Moving onto fixed income, the market has experienced a significant sell-off this year. We maintain our neutral view on bonds. Looking at previous “slowdown” phases, bonds typically start to perform well as investors adjust to a weaker growth outlook. The challenge this time round is that, with inflationary pressure set to remain high, we are unlikely to get a reversal in monetary policy over a short period of time, meaning that investors require higher yields to compensate them for the potential volatility.

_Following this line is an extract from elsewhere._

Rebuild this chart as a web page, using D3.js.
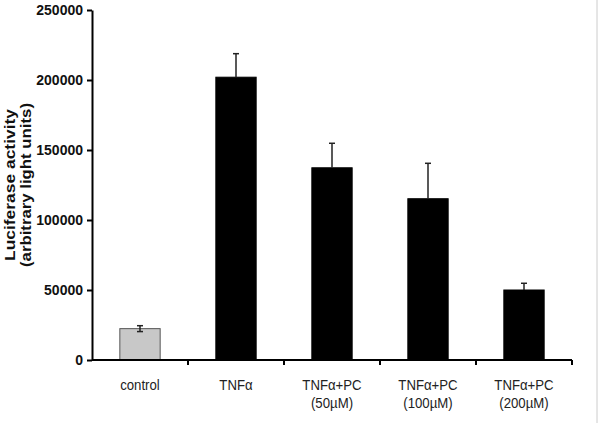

With the market expecting global central banks to be more aggressive in raising interest rates and tightening liquidity to bring down inflation, we are staying cautious on bond duration to minimise the impact from changes in interest rates.

Investment tip: Choosing your fund for retirement

There is a wide range of investment choices across different asset classes and markets. Generally speaking, the higher the equity portion is in a fund, the more volatility an investor may experience. If a fund is invested in a single market, it is also likely to be more volatile compared to one that’s invested in multiple markets in a region or globally. 

There is no winning formular in choosing the right fund. It comes down to an investor’s investment perspective, personal preferences and risk tolerance level. Investment horizon has a role to play in the risk level that an investor may take. The longer the investment horizon, the more “time” there is for the investment to recover from short-term declines, hence providing room for an investor to consider choosing a more aggressive fund.

Investors are reminded to review their portfolio periodically so that it reflects their latest tolerance level. Remember, retirement investing is a long journey, investors should try best to resist the temptation to switch in between investments frequently to minimise the chances of buying high and selling low.